--- START ---

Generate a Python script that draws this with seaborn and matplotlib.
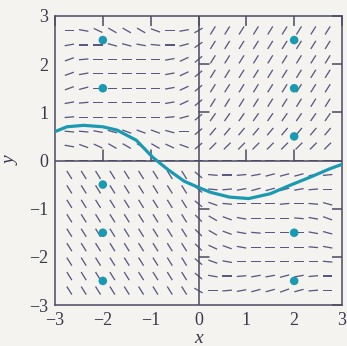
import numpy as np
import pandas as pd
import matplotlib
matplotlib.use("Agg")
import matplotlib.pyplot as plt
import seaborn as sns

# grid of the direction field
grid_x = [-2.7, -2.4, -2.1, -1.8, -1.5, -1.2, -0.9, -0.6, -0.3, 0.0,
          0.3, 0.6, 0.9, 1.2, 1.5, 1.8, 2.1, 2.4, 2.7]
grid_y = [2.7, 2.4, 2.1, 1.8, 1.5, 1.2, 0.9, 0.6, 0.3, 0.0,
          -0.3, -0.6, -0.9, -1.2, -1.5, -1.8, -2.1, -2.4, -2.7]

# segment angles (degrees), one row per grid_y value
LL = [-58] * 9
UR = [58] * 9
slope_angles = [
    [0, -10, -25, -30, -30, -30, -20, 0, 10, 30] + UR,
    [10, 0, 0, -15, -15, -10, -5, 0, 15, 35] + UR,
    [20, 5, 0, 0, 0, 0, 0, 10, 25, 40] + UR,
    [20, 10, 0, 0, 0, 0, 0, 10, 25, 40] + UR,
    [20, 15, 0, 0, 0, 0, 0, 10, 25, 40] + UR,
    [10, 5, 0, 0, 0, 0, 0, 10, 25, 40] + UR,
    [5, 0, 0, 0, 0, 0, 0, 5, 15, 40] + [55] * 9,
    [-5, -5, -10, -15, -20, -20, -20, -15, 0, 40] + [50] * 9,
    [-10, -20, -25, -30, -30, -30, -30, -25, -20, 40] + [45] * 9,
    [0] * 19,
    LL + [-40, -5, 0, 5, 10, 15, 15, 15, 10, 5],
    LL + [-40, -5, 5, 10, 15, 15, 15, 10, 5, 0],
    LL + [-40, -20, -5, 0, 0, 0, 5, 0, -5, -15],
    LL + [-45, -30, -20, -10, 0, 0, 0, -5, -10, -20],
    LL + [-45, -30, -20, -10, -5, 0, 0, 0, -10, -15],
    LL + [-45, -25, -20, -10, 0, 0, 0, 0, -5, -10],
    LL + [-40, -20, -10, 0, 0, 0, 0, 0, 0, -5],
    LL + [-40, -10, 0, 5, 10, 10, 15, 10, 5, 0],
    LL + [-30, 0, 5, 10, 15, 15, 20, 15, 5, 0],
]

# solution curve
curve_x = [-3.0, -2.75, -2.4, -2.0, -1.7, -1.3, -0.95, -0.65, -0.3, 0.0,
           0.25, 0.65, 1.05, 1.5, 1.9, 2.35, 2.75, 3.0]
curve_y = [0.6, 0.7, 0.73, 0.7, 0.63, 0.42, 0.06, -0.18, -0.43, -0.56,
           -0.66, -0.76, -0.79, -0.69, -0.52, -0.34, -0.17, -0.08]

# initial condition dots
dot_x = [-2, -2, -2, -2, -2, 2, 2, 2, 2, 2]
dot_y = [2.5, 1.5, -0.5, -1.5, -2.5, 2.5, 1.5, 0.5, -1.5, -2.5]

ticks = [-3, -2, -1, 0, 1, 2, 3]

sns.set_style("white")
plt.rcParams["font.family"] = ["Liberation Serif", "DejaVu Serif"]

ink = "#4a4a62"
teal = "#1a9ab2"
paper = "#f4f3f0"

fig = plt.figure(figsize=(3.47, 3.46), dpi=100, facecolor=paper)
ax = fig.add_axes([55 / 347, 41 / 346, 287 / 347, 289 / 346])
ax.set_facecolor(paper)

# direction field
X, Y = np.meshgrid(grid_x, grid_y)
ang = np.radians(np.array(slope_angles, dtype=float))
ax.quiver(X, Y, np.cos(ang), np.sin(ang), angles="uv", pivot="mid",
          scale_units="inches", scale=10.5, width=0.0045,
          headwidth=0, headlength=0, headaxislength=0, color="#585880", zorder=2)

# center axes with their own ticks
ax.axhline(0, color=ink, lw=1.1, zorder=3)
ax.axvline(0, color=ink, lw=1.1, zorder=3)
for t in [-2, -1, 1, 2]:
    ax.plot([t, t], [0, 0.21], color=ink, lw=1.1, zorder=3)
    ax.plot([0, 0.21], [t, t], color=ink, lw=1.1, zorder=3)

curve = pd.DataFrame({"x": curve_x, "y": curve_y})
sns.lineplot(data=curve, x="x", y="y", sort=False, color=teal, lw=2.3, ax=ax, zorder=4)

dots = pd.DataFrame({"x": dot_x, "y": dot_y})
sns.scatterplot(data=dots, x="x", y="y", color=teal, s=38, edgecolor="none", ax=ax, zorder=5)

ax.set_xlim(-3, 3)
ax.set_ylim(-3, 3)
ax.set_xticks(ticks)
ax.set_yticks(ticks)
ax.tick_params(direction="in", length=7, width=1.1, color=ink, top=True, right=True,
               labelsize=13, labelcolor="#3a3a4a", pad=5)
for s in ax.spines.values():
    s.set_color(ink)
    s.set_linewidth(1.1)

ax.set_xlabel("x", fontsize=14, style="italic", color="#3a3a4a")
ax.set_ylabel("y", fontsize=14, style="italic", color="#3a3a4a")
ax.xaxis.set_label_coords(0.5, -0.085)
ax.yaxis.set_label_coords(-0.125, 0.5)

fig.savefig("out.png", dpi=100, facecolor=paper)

--- END ---

[Short exercise] Restate each line from the start of the listing through the line bearing "-0.3, -0.6, -0.9, -1.2, -1.5, -1.8, -2.1, -2.4, -2.7]" word for word. Drop the pictures.

[Answer to the exercise]
Generate a Python script that draws this with seaborn and matplotlib.
import numpy as np
import pandas as pd
import matplotlib
matplotlib.use("Agg")
import matplotlib.pyplot as plt
import seaborn as sns

# grid of the direction field
grid_x = [-2.7, -2.4, -2.1, -1.8, -1.5, -1.2, -0.9, -0.6, -0.3, 0.0,
          0.3, 0.6, 0.9, 1.2, 1.5, 1.8, 2.1, 2.4, 2.7]
grid_y = [2.7, 2.4, 2.1, 1.8, 1.5, 1.2, 0.9, 0.6, 0.3, 0.0,
          -0.3, -0.6, -0.9, -1.2, -1.5, -1.8, -2.1, -2.4, -2.7]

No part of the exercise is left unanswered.